⟨
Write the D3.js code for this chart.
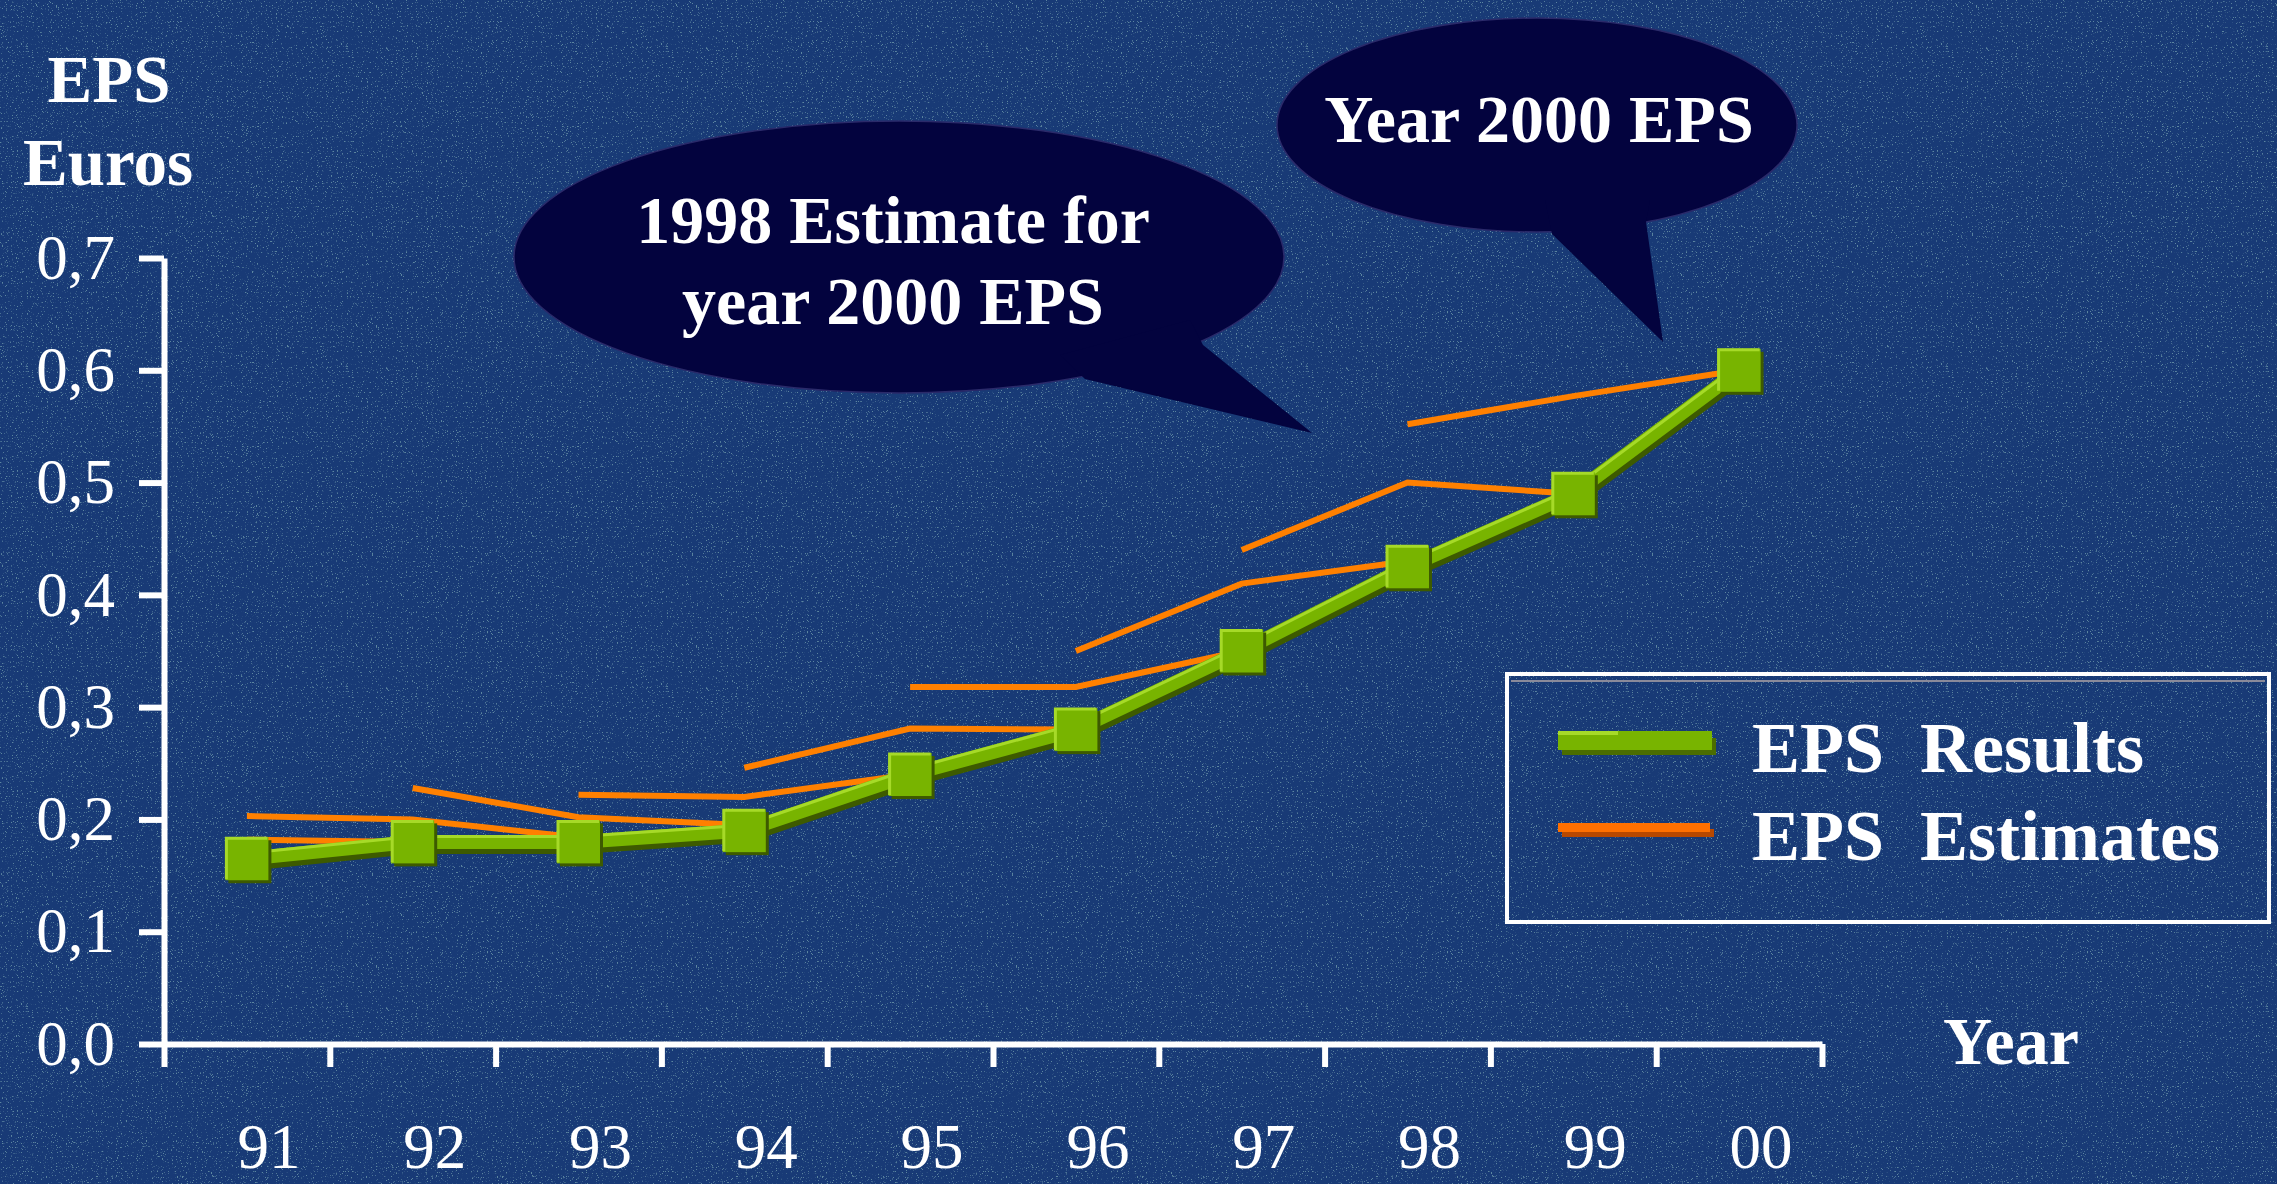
<!DOCTYPE html>
<html>
<head>
<meta charset="utf-8">
<script src="https://cdn.jsdelivr.net/npm/d3@7"></script>
<style>
  html, body { margin: 0; padding: 0; background: #183a76; }
  svg { display: block; }
  text { font-family: "Liberation Serif", "Times New Roman", serif; fill: #ffffff; }
</style>
</head>
<body>
<svg id="chart" width="2277" height="1184"></svg>
<script>
// ---- data ----
const years = ["91", "92", "93", "94", "95", "96", "97", "98", "99", "00"];
const epsResults = [0.165, 0.18, 0.18, 0.19, 0.24, 0.28, 0.35, 0.425, 0.49, 0.60];

// each estimate run covers consecutive years, starting at the year given with it
const est90 = [0.182, 0.180];
const est91 = [0.203, 0.200, 0.184];
const est92 = [0.228, 0.202, 0.195];
const est93 = [0.222, 0.220, 0.240];
const est94 = [0.246, 0.281, 0.280];
const est95 = [0.318, 0.318, 0.350];
const est96 = [0.350, 0.410, 0.430];
const est97 = [0.440, 0.500, 0.490];
const est98 = [0.552, 0.577, 0.600];
const estimateRuns = [
  ["91", est90], ["91", est91], ["92", est92], ["93", est93], ["94", est94],
  ["95", est95], ["96", est96], ["97", est97], ["98", est98]
];

const yTicks = [0, 0.1, 0.2, 0.3, 0.4, 0.5, 0.6, 0.7];
const legendLabels = ["EPS\u00a0\u00a0Results", "EPS\u00a0\u00a0Estimates"];
const bubbleEstimateLines = ["1998 Estimate for", "year 2000 EPS"];
const bubbleActualText = "Year 2000 EPS";

// ---- layout ----
const W = 2277, H = 1184;
const plot = { left: 164, right: 1822, top: 258, bottom: 1044 };

const svg = d3.select("#chart");
const defs = svg.append("defs");

// fine speckled texture over the backdrop
const f = defs.append("filter").attr("id", "speckle")
  .attr("x", 0).attr("y", 0).attr("width", "100%").attr("height", "100%");
f.append("feTurbulence").attr("type", "fractalNoise").attr("baseFrequency", 0.8)
  .attr("numOctaves", 2).attr("seed", 7).attr("result", "noise");
f.append("feColorMatrix").attr("in", "noise").attr("type", "matrix")
  .attr("values", "0 0 0 0 0.30  0 0 0 0 0.55  0 0 0 0 0.55  9 0 0 0 -5.7");

svg.append("rect").attr("width", W).attr("height", H).attr("fill", "#183a76");
svg.append("rect").attr("width", W).attr("height", H).attr("fill", "#000")
  .attr("filter", "url(#speckle)").attr("opacity", 0.55);

// ---- scales ----
const x = d3.scaleBand().domain(years).range([plot.left, plot.right]).padding(0);
const xc = d => x(d) + x.bandwidth() / 2;
const xEdge = d3.scaleLinear().domain([0, years.length]).range([plot.left, plot.right]);
const y = d3.scaleLinear().domain([0, 0.7]).range([plot.bottom, plot.top]);

const locale = d3.formatLocale({ decimal: ",", thousands: ".", grouping: [3], currency: ["", " €"] });
const fmt = locale.format(".1f");

// ---- callout bubbles: ellipse plus a pointed tail ----
function bubble(cx, cy, rx, ry, tail) {
  const g = svg.append("g").attr("fill", "#03033e");
  g.append("ellipse").attr("cx", cx).attr("cy", cy).attr("rx", rx).attr("ry", ry)
    .attr("stroke", "#2a2a6a").attr("stroke-width", 1.5);
  g.append("path").attr("d", d3.line()(tail) + "Z");
  return g;
}
bubble(899, 257, 385, 136, [[1060, 355], [1085, 379], [1312, 433], [1203, 345], [1190, 320]]);
svg.append("g").selectAll("text").data(bubbleEstimateLines).join("text")
  .attr("x", 893).attr("y", (d, i) => 243 + i * 81)
  .attr("text-anchor", "middle").attr("font-size", 68).attr("font-weight", "bold")
  .text(d => d);

bubble(1537, 125, 260, 107, [[1545, 200], [1552, 234], [1663, 342], [1646, 222], [1650, 200]]);
svg.append("text").attr("x", 1539).attr("y", 142).attr("text-anchor", "middle")
  .attr("font-size", 68).attr("font-weight", "bold").text(bubbleActualText);

// ---- axes ----
const yAxisG = svg.append("g").attr("transform", `translate(${plot.left},0)`)
  .call(d3.axisLeft(y).tickValues(yTicks).tickFormat(fmt).tickSize(25).tickSizeOuter(0).tickPadding(24));
const xAxisG = svg.append("g").attr("transform", `translate(0,${plot.bottom})`)
  .call(d3.axisBottom(xEdge).tickValues(d3.range(years.length + 1)).tickFormat("").tickSize(23).tickSizeOuter(0));

[yAxisG, xAxisG].forEach(g => {
  g.attr("font-family", null).attr("font-size", null);
  g.select(".domain").attr("stroke", "#fff").attr("stroke-width", 6);
  g.selectAll(".tick line").attr("stroke", "#fff").attr("stroke-width", 6);
});
yAxisG.selectAll(".tick text").attr("fill", "#fff").attr("font-size", 63)
  .attr("font-family", "'Liberation Serif','Times New Roman',serif");

svg.append("g").selectAll("text").data(years).join("text")
  .attr("x", d => xc(d) + 22).attr("y", 1168)
  .attr("text-anchor", "middle").attr("font-size", 63).text(d => d);

// axis titles
svg.append("text").attr("x", 109).attr("y", 102).attr("text-anchor", "middle")
  .attr("font-size", 67).attr("font-weight", "bold").text("EPS");
svg.append("text").attr("x", 108).attr("y", 185).attr("text-anchor", "middle")
  .attr("font-size", 67).attr("font-weight", "bold").text("Euros");
svg.append("text").attr("x", 1943).attr("y", 1064)
  .attr("font-size", 68).attr("font-weight", "bold").text("Year");

// ---- estimate lines ----
const line = d3.line().x(d => xc(d.year)).y(d => y(d.v)).curve(d3.curveLinear);
const runs = estimateRuns.map(([start, vals]) => {
  const i0 = years.indexOf(start);
  return vals.map((v, k) => ({ year: years[i0 + k], v }));
});
svg.append("g").selectAll("path").data(runs).join("path")
  .attr("d", line).attr("fill", "none").attr("stroke", "#ff8000")
  .attr("stroke-width", 6).attr("stroke-linejoin", "miter");

// ---- EPS results: bevelled thick line with square markers ----
const results = years.map((yr, i) => ({ year: yr, v: epsResults[i] }));
const rg = svg.append("g");
rg.append("path").datum(results).attr("d", line).attr("transform", "translate(2,5)")
  .attr("fill", "none").attr("stroke", "#3d5a00").attr("stroke-width", 14);
rg.append("path").datum(results).attr("d", line)
  .attr("fill", "none").attr("stroke", "#78b400").attr("stroke-width", 14);
rg.append("path").datum(results).attr("d", line).attr("transform", "translate(0,-5.5)")
  .attr("fill", "none").attr("stroke", "#a6da28").attr("stroke-width", 3);

const S = 43;
const sq = rg.selectAll("g.marker").data(results).join("g").attr("class", "marker")
  .attr("transform", d => `translate(${xc(d.year)},${y(d.v)})`);
sq.append("rect").attr("x", -S / 2 + 3).attr("y", -S / 2 + 3).attr("width", S).attr("height", S)
  .attr("fill", "#3d5a00");
sq.append("rect").attr("x", -S / 2).attr("y", -S / 2).attr("width", S).attr("height", S)
  .attr("fill", "#78b400");
sq.append("path").attr("d", `M${-S / 2 + 1},${S / 2 - 1}V${-S / 2 + 1}H${S / 2 - 1}`)
  .attr("fill", "none").attr("stroke", "#a6da28").attr("stroke-width", 3);

// ---- legend ----
const lg = svg.append("g");
lg.append("rect").attr("x", 1507).attr("y", 674).attr("width", 762).attr("height", 248)
  .attr("fill", "none").attr("stroke", "#fff").attr("stroke-width", 4);
lg.append("line").attr("x1", 1511).attr("x2", 2265).attr("y1", 681).attr("y2", 681)
  .attr("stroke", "#8a8a9a").attr("stroke-width", 2);

// results swatch
lg.append("rect").attr("x", 1562).attr("y", 738).attr("width", 154).attr("height", 17).attr("fill", "#4b6d00");
lg.append("rect").attr("x", 1558).attr("y", 731).attr("width", 154).attr("height", 19).attr("fill", "#78b400");
lg.append("rect").attr("x", 1558).attr("y", 731).attr("width", 60).attr("height", 4).attr("fill", "#a6da28");
// estimates swatch
lg.append("rect").attr("x", 1562).attr("y", 829).attr("width", 152).attr("height", 8).attr("fill", "#b84800");
lg.append("rect").attr("x", 1558).attr("y", 823).attr("width", 152).attr("height", 9).attr("fill", "#ff7000");

lg.selectAll("text").data(legendLabels).join("text")
  .attr("x", 1752).attr("y", (d, i) => 772 + i * 88)
  .attr("font-size", 72).attr("font-weight", "bold").text(d => d);
</script>
</body>
</html>
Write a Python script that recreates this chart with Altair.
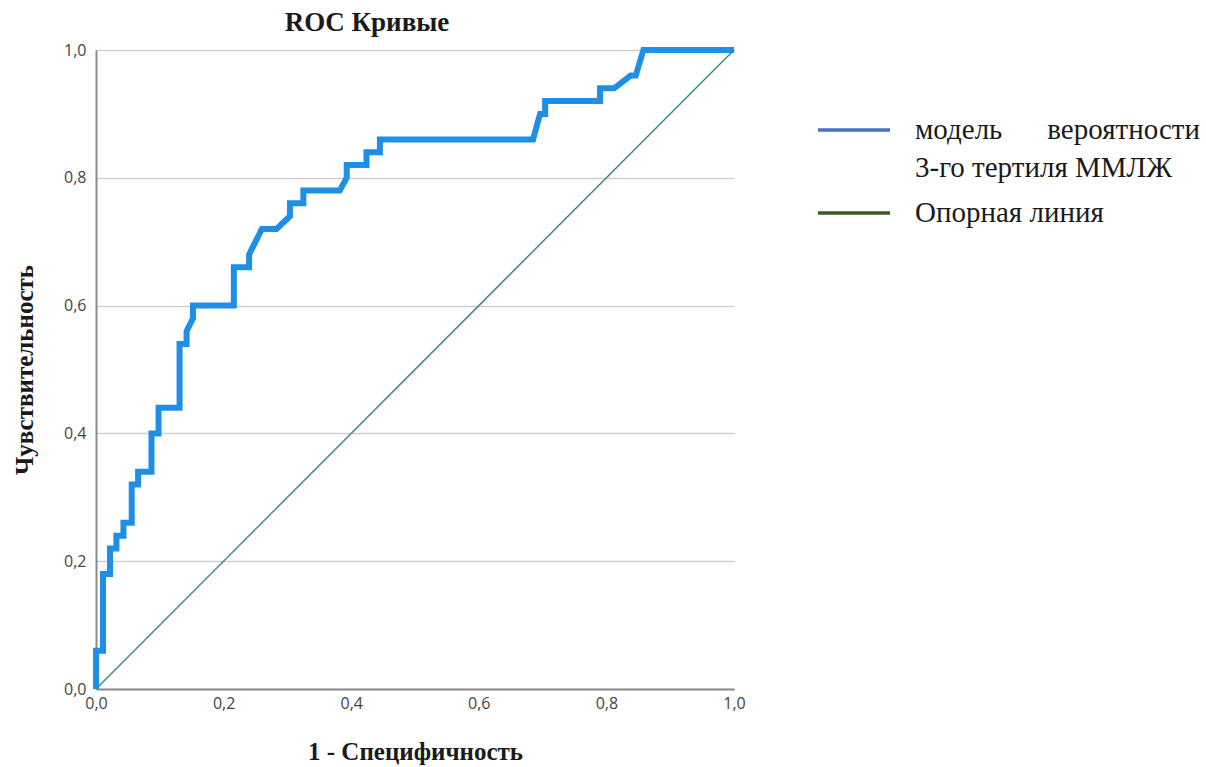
⟩
THE REQUEST → Return, unchanged, the lines from the first line of the material through the line that holds "0.425, 0.49, 0.60];", inclusive, omitting pictures.

FINISHED EXERCISE →
Write the D3.js code for this chart.
<!DOCTYPE html>
<html>
<head>
<meta charset="utf-8">
<script src="https://cdn.jsdelivr.net/npm/d3@7"></script>
<style>
  html, body { margin: 0; padding: 0; background: #183a76; }
  svg { display: block; }
  text { font-family: "Liberation Serif", "Times New Roman", serif; fill: #ffffff; }
</style>
</head>
<body>
<svg id="chart" width="2277" height="1184"></svg>
<script>
// ---- data ----
const years = ["91", "92", "93", "94", "95", "96", "97", "98", "99", "00"];
const epsResults = [0.165, 0.18, 0.18, 0.19, 0.24, 0.28, 0.35, 0.425, 0.49, 0.60];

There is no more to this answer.